* **Your objective**:
Search the data below for "this"; list each line that holds it.

Records with drawing code
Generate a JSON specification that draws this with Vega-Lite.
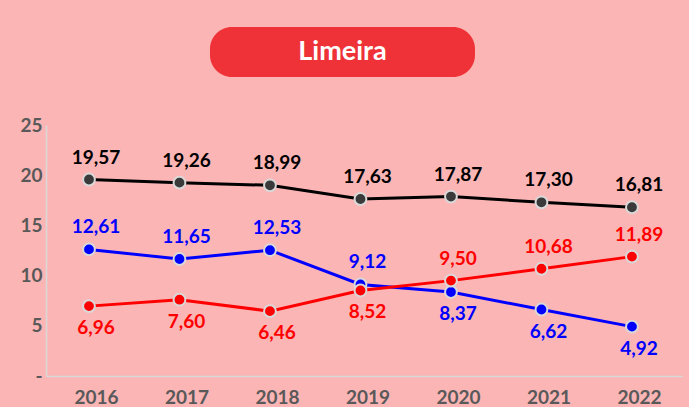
{
  "$schema": "https://vega.github.io/schema/vega-lite/v6.json",
  "background": "#FBB5B5",
  "padding": {"left": 19, "top": 27, "right": 7, "bottom": 0},
  "autosize": {"type": "pad"},
  "bounds": "flush",
  "spacing": 48,
  "config": {
    "view": {"stroke": null},
    "font": "Lato",
    "locale": {"number": {"decimal": ",", "thousands": ".", "grouping": [3], "currency": ["R$", ""]}}
  },
  "vconcat": [
    {
      "width": 636,
      "height": 50,
      "data": {"values": [{"titulo": "Limeira"}]},
      "layer": [
        {
          "mark": {"type": "rect", "color": "#EE3237", "cornerRadius": 22},
          "encoding": {
            "x": {"field": "titulo", "type": "nominal", "axis": null,
                  "scale": {"paddingInner": 0, "paddingOuter": 0.7, "align": 0.442}}
          }
        },
        {
          "mark": {"type": "text", "color": "#FFFFFF", "fontSize": 27, "fontWeight": "bold", "baseline": "middle"},
          "encoding": {
            "x": {"field": "titulo", "type": "nominal", "axis": null,
                  "scale": {"paddingInner": 0, "paddingOuter": 0.7, "align": 0.442}},
            "text": {"field": "titulo"}
          }
        }
      ]
    },
    {
      "width": 636,
      "height": 251,
      "data": {"values": [
        {"ano": "2016", "serie": "Série 1", "valor": 19.57},
        {"ano": "2017", "serie": "Série 1", "valor": 19.26},
        {"ano": "2018", "serie": "Série 1", "valor": 18.99},
        {"ano": "2019", "serie": "Série 1", "valor": 17.63},
        {"ano": "2020", "serie": "Série 1", "valor": 17.87},
        {"ano": "2021", "serie": "Série 1", "valor": 17.30},
        {"ano": "2022", "serie": "Série 1", "valor": 16.81},
        {"ano": "2016", "serie": "Série 2", "valor": 12.61},
        {"ano": "2017", "serie": "Série 2", "valor": 11.65},
        {"ano": "2018", "serie": "Série 2", "valor": 12.53},
        {"ano": "2019", "serie": "Série 2", "valor": 9.12},
        {"ano": "2020", "serie": "Série 2", "valor": 8.37},
        {"ano": "2021", "serie": "Série 2", "valor": 6.62},
        {"ano": "2022", "serie": "Série 2", "valor": 4.92},
        {"ano": "2016", "serie": "Série 3", "valor": 6.96},
        {"ano": "2017", "serie": "Série 3", "valor": 7.60},
        {"ano": "2018", "serie": "Série 3", "valor": 6.46},
        {"ano": "2019", "serie": "Série 3", "valor": 8.52},
        {"ano": "2020", "serie": "Série 3", "valor": 9.50},
        {"ano": "2021", "serie": "Série 3", "valor": 10.68},
        {"ano": "2022", "serie": "Série 3", "valor": 11.89}
      ]},
      "encoding": {
        "x": {"field": "ano", "type": "ordinal",
              "scale": {"type": "point", "padding": 0.514, "align": 0.462},
              "axis": {"title": null, "labelAngle": 0, "labelFontSize": 19, "labelFontWeight": "bold",
                       "labelColor": "#595959", "labelOffset": 7, "labelPadding": 12, "ticks": false,
                       "domainColor": "#D9D9D9", "domainWidth": 1.5, "grid": false}},
        "y": {"field": "valor", "type": "quantitative",
              "scale": {"domain": [0, 25], "nice": false},
              "axis": {"title": null, "values": [0, 5, 10, 15, 20, 25], "labelExpr": "datum.value == 0 ? '-' : datum.label",
                       "labelFontSize": 19, "labelFontWeight": "bold", "labelColor": "#595959",
                       "labelPadding": 4, "ticks": false, "grid": false, "minExtent": 26, "maxExtent": 26,
                       "domainColor": "#D9D9D9", "domainWidth": 1.5}}
      },
      "layer": [
        {
          "mark": {"type": "line", "strokeWidth": 3},
          "encoding": {
            "color": {"field": "serie", "type": "nominal", "legend": null,
                      "scale": {"domain": ["Série 1", "Série 2", "Série 3"], "range": ["#000000", "#0000FF", "#FF0000"]}}
          }
        },
        {
          "mark": {"type": "point", "filled": false, "size": 140, "strokeWidth": 2, "opacity": 1, "stroke": "#D9D9D9"},
          "encoding": {
            "fill": {"field": "serie", "type": "nominal", "legend": null,
                     "scale": {"domain": ["Série 1", "Série 2", "Série 3"], "range": ["#3A3A3A", "#0000FF", "#FF0000"]}},
            "detail": {"field": "serie"}
          }
        },
        {
          "transform": [{"filter": "datum.serie == 'Série 1' || (datum.serie == 'Série 2' && datum.ano <= '2019') || (datum.serie == 'Série 3' && datum.ano >= '2020')"}],
          "mark": {"type": "text", "fontSize": 19, "fontWeight": "bold", "dx": 7, "dy": -22, "baseline": "middle"},
          "encoding": {
            "text": {"field": "valor", "type": "quantitative", "format": ".2f"},
            "color": {"field": "serie", "type": "nominal", "legend": null,
                      "scale": {"domain": ["Série 1", "Série 2", "Série 3"], "range": ["#000000", "#0000FF", "#FF0000"]}}
          }
        },
        {
          "transform": [{"filter": "(datum.serie == 'Série 2' && datum.ano >= '2020') || (datum.serie == 'Série 3' && datum.ano <= '2019')"}],
          "mark": {"type": "text", "fontSize": 19, "fontWeight": "bold", "dx": 7, "dy": 22, "baseline": "middle"},
          "encoding": {
            "text": {"field": "valor", "type": "quantitative", "format": ".2f"},
            "color": {"field": "serie", "type": "nominal", "legend": null,
                      "scale": {"domain": ["Série 1", "Série 2", "Série 3"], "range": ["#000000", "#0000FF", "#FF0000"]}}
          }
        }
      ]
    }
  ]
}
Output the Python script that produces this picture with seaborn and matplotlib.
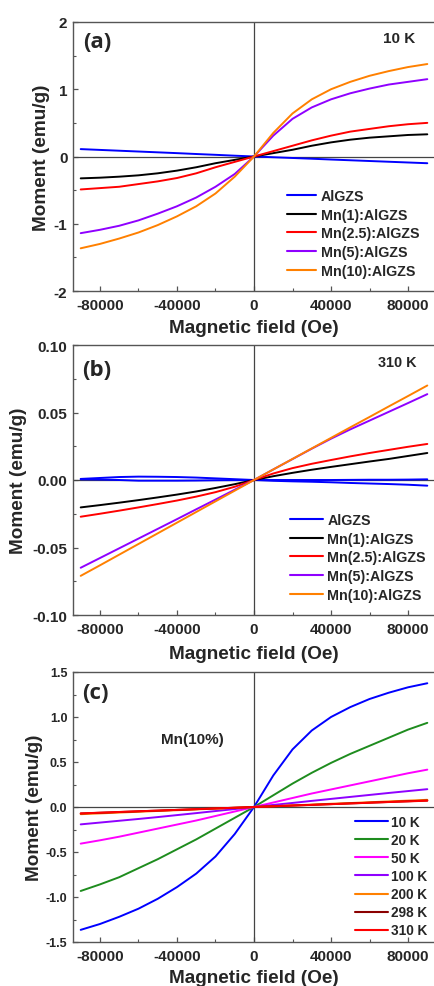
import numpy as np
import pandas as pd
import matplotlib
matplotlib.use("Agg")
import matplotlib.pyplot as plt
from matplotlib.ticker import MultipleLocator, FormatStrFormatter
import seaborn as sns

# ---------------------------------------------------------------- data
FIELD = [-90000, -80000, -70000, -60000, -50000, -40000, -30000, -20000, -10000, 0,
         10000, 20000, 30000, 40000, 50000, 60000, 70000, 80000, 90000]

# (a) M-H at 10 K for the sample series
SAMPLES = ["AlGZS", "Mn(1):AlGZS", "Mn(2.5):AlGZS", "Mn(5):AlGZS", "Mn(10):AlGZS"]
A_ALGZS = [0.110, 0.098, 0.086, 0.074, 0.062, 0.050, 0.037, 0.025, 0.012, 0.0,
           -0.011, -0.022, -0.033, -0.045, -0.056, -0.067, -0.078, -0.089, -0.100]
A_MN1 = [-0.325, -0.315, -0.300, -0.280, -0.250, -0.210, -0.160, -0.100, -0.050, 0.0,
         0.050, 0.100, 0.160, 0.210, 0.250, 0.280, 0.300, 0.320, 0.330]
A_MN25 = [-0.490, -0.470, -0.450, -0.410, -0.370, -0.320, -0.250, -0.160, -0.080, 0.0,
          0.080, 0.160, 0.240, 0.310, 0.370, 0.410, 0.450, 0.480, 0.500]
A_MN5 = [-1.140, -1.090, -1.030, -0.950, -0.850, -0.740, -0.610, -0.450, -0.260, 0.0,
         0.310, 0.560, 0.730, 0.850, 0.940, 1.010, 1.070, 1.110, 1.150]
A_MN10 = [-1.365, -1.300, -1.220, -1.130, -1.020, -0.890, -0.740, -0.550, -0.300, 0.0,
          0.350, 0.640, 0.850, 1.000, 1.110, 1.200, 1.270, 1.330, 1.375]

# (b) M-H at 310 K; the undoped sample shows two sweep branches
B_ALGZS_UP = [0.0005, 0.0003, 0.0, -0.0005, -0.0005, -0.0005, -0.0004, -0.0002, -0.0001, 0.0,
              0.0, 0.0, 0.0, 0.0, 0.0001, 0.0002, 0.0002, 0.0003, 0.0005]
B_ALGZS_DOWN = [0.0008, 0.0015, 0.0022, 0.0025, 0.0024, 0.0022, 0.0018, 0.0012, 0.0006, 0.0,
                -0.0006, -0.0010, -0.0013, -0.0017, -0.0022, -0.0026, -0.0030, -0.0035, -0.0042]
B_MN1 = [-0.0203, -0.0186, -0.0168, -0.0149, -0.0129, -0.0108, -0.0085, -0.0059, -0.0031, 0.0,
         0.0028, 0.0053, 0.0076, 0.0097, 0.0117, 0.0137, 0.0156, 0.0178, 0.0200]
B_MN25 = [-0.0272, -0.0250, -0.0227, -0.0203, -0.0178, -0.0152, -0.0123, -0.0090, -0.0050, 0.0,
          0.0048, 0.0088, 0.0120, 0.0148, 0.0175, 0.0200, 0.0223, 0.0246, 0.0267]
B_MN5 = [-0.0650, -0.0578, -0.0506, -0.0434, -0.0362, -0.0290, -0.0217, -0.0145, -0.0072, 0.0,
         0.0078, 0.0155, 0.0232, 0.0306, 0.0375, 0.0440, 0.0505, 0.0570, 0.0636]
B_MN10 = [-0.0710, -0.0632, -0.0553, -0.0474, -0.0395, -0.0316, -0.0237, -0.0158, -0.0079, 0.0,
          0.0078, 0.0156, 0.0234, 0.0312, 0.0390, 0.0467, 0.0545, 0.0622, 0.0700]

# (c) Mn(10%) sample at several temperatures
TEMPS = ["10 K", "20 K", "50 K", "100 K", "200 K", "298 K", "310 K"]
C_10K = [-1.365, -1.300, -1.220, -1.130, -1.020, -0.890, -0.740, -0.550, -0.300, 0.0,
         0.350, 0.640, 0.850, 1.000, 1.110, 1.200, 1.270, 1.330, 1.375]
C_20K = [-0.933, -0.860, -0.780, -0.680, -0.580, -0.470, -0.360, -0.240, -0.120, 0.0,
         0.130, 0.260, 0.380, 0.490, 0.590, 0.680, 0.770, 0.860, 0.935]
C_50K = [-0.407, -0.370, -0.330, -0.285, -0.240, -0.195, -0.150, -0.100, -0.050, 0.0,
         0.050, 0.100, 0.150, 0.195, 0.240, 0.285, 0.330, 0.375, 0.415]
C_100K = [-0.193, -0.173, -0.153, -0.133, -0.112, -0.090, -0.068, -0.045, -0.023, 0.0,
          0.023, 0.045, 0.068, 0.090, 0.112, 0.134, 0.156, 0.177, 0.198]
C_200K = [-0.080, -0.071, -0.062, -0.053, -0.044, -0.036, -0.027, -0.018, -0.009, 0.0,
          0.009, 0.018, 0.027, 0.036, 0.044, 0.053, 0.062, 0.071, 0.080]
C_298K = [-0.072, -0.064, -0.056, -0.048, -0.040, -0.032, -0.024, -0.016, -0.008, 0.0,
          0.008, 0.016, 0.024, 0.032, 0.040, 0.048, 0.056, 0.064, 0.072]
C_310K = [-0.071, -0.063, -0.055, -0.047, -0.040, -0.032, -0.024, -0.016, -0.008, 0.0,
          0.008, 0.016, 0.023, 0.031, 0.039, 0.047, 0.055, 0.062, 0.070]

SAMPLE_COLORS = ["#0000FF", "#000000", "#FF0000", "#8F00FF", "#FF8000"]
TEMP_COLORS = ["#0000FF", "#1E8C1E", "#FF00FF", "#8F00FF", "#FF8000", "#8B0000", "#FF0000"]


def long_table(names, curves, key):
    rows = []
    for name, branches in zip(names, curves):
        for b, values in enumerate(branches):
            for h, m in zip(FIELD, values):
                rows.append({"field": h, "moment": m, key: name, "branch": f"{name}-{b}"})
    return pd.DataFrame(rows)


df_a = long_table(SAMPLES, [[A_ALGZS], [A_MN1], [A_MN25], [A_MN5], [A_MN10]], "sample")
df_b = long_table(SAMPLES, [[B_ALGZS_UP, B_ALGZS_DOWN], [B_MN1], [B_MN25], [B_MN5], [B_MN10]], "sample")
df_c = long_table(TEMPS, [[C_10K], [C_20K], [C_50K], [C_100K], [C_200K], [C_298K], [C_310K]], "temp")

# ---------------------------------------------------------------- style
sns.set_style("ticks")
plt.rcParams["font.family"] = ["Liberation Sans", "DejaVu Sans"]
plt.rcParams["font.weight"] = "bold"
plt.rcParams["axes.labelweight"] = "bold"
plt.rcParams["axes.unicode_minus"] = False

W, H = 435, 987
fig = plt.figure(figsize=(W / 100, H / 100), dpi=100)


def px_axes(top, bottom, left=73, right=435):
    return fig.add_axes([left / W, 1 - bottom / H, (right - left) / W, (bottom - top) / H])


def style_axes(ax, ylim, ymajor, yminor, yfmt, ysize, ylab_x, xlab_y):
    ax.set_xlim(-94000, 94000)
    ax.set_ylim(*ylim)
    ax.axhline(0, color="#444444", lw=0.9, zorder=1)
    ax.axvline(0, color="#444444", lw=0.9, zorder=1)
    ax.xaxis.set_major_locator(MultipleLocator(40000))
    ax.xaxis.set_minor_locator(MultipleLocator(20000))
    ax.yaxis.set_major_locator(MultipleLocator(ymajor))
    ax.yaxis.set_minor_locator(MultipleLocator(yminor))
    ax.xaxis.set_major_formatter(FormatStrFormatter("%d"))
    ax.yaxis.set_major_formatter(FormatStrFormatter(yfmt))
    ax.tick_params(axis="both", which="both", direction="in", color="#555555",
                   top=False, right=False)
    ax.tick_params(axis="both", which="major", length=3.5, width=0.9, pad=4)
    ax.tick_params(axis="both", which="minor", length=2, width=0.8)
    ax.tick_params(axis="x", labelsize=11, pad=5)
    ax.tick_params(axis="y", labelsize=ysize)
    for lab in ax.get_xticklabels() + ax.get_yticklabels():
        lab.set_fontweight("bold")
    for side in ("left", "bottom", "top"):
        ax.spines[side].set_color("#555555")
        ax.spines[side].set_linewidth(1.0)
    ax.spines["right"].set_visible(False)
    ax.set_xlabel("Magnetic field (Oe)", fontsize=13.7, fontweight="bold")
    ax.set_ylabel("Moment (emu/g)", fontsize=13.7, fontweight="bold")
    ax.xaxis.set_label_coords(0.5, xlab_y)
    ax.yaxis.set_label_coords(ylab_x, 0.5)


def place_legend(ax, x_px, top_px, size, hlen, pad, spacing):
    sns.move_legend(ax, "upper left", bbox_to_anchor=(x_px / W, 1 - top_px / H),
                    bbox_transform=fig.transFigure, frameon=False, title=None,
                    fontsize=size, handlelength=hlen, handletextpad=pad,
                    labelspacing=spacing, borderpad=0, borderaxespad=0)
    leg = ax.get_legend()
    for t in leg.get_texts():
        t.set_fontweight("bold")
    for h in leg.get_lines():
        h.set_linewidth(1.5)


# ---------------------------------------------------------------- (a)
ax_a = px_axes(23, 292)
sns.lineplot(data=df_a, x="field", y="moment", hue="sample", hue_order=SAMPLES,
             palette=SAMPLE_COLORS, units="branch", estimator=None, sort=False,
             lw=1.4, ax=ax_a, zorder=3)
style_axes(ax_a, (-2, 2), 1, 0.5, "%d", 11, -0.064, -0.104)
place_legend(ax_a, 287, 190, 10.3, 2.05, 0.3, 0.33)
ax_a.text(0.066, 0.926, "(a)", transform=ax_a.transAxes, fontsize=16, fontweight="bold",
          family=["Open Sans", "DejaVu Sans"], ha="center", va="center")
ax_a.text(0.90, 0.94, "10 K", transform=ax_a.transAxes, fontsize=11, fontweight="bold",
          ha="center", va="center")

# ---------------------------------------------------------------- (b)
ax_b = px_axes(346, 616)
sns.lineplot(data=df_b, x="field", y="moment", hue="sample", hue_order=SAMPLES,
             palette=SAMPLE_COLORS, units="branch", estimator=None, sort=False,
             lw=1.4, ax=ax_b, zorder=3)
style_axes(ax_b, (-0.10, 0.10), 0.05, 0.025, "%.2f", 11, -0.127, -0.111)
place_legend(ax_b, 290, 514, 10.3, 2.3, 0.3, 0.33)
ax_b.text(0.066, 0.91, "(b)", transform=ax_b.transAxes, fontsize=16, fontweight="bold",
          family=["Open Sans", "DejaVu Sans"], ha="center", va="center")
ax_b.text(0.895, 0.937, "310 K", transform=ax_b.transAxes, fontsize=10.4, fontweight="bold",
          ha="center", va="center")

# ---------------------------------------------------------------- (c)
ax_c = px_axes(673, 943)
sns.lineplot(data=df_c, x="field", y="moment", hue="temp", hue_order=TEMPS,
             palette=TEMP_COLORS, units="branch", estimator=None, sort=False,
             lw=1.4, ax=ax_c, zorder=3)
style_axes(ax_c, (-1.5, 1.5), 0.5, 0.25, "%.1f", 9, -0.083, -0.10)
place_legend(ax_c, 355, 816, 9.8, 2.4, 0.22, 0.3)
ax_c.text(0.062, 0.925, "(c)", transform=ax_c.transAxes, fontsize=16, fontweight="bold",
          family=["Open Sans", "DejaVu Sans"], ha="center", va="center")
ax_c.text(0.329, 0.752, "Mn(10%)", transform=ax_c.transAxes, fontsize=11, fontweight="bold",
          ha="center", va="center")

fig.savefig("out.png", dpi=100)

* **Task answer**:
Generate a JSON specification that draws this with Vega-Lite.
Output the Python script that produces this picture with seaborn and matplotlib.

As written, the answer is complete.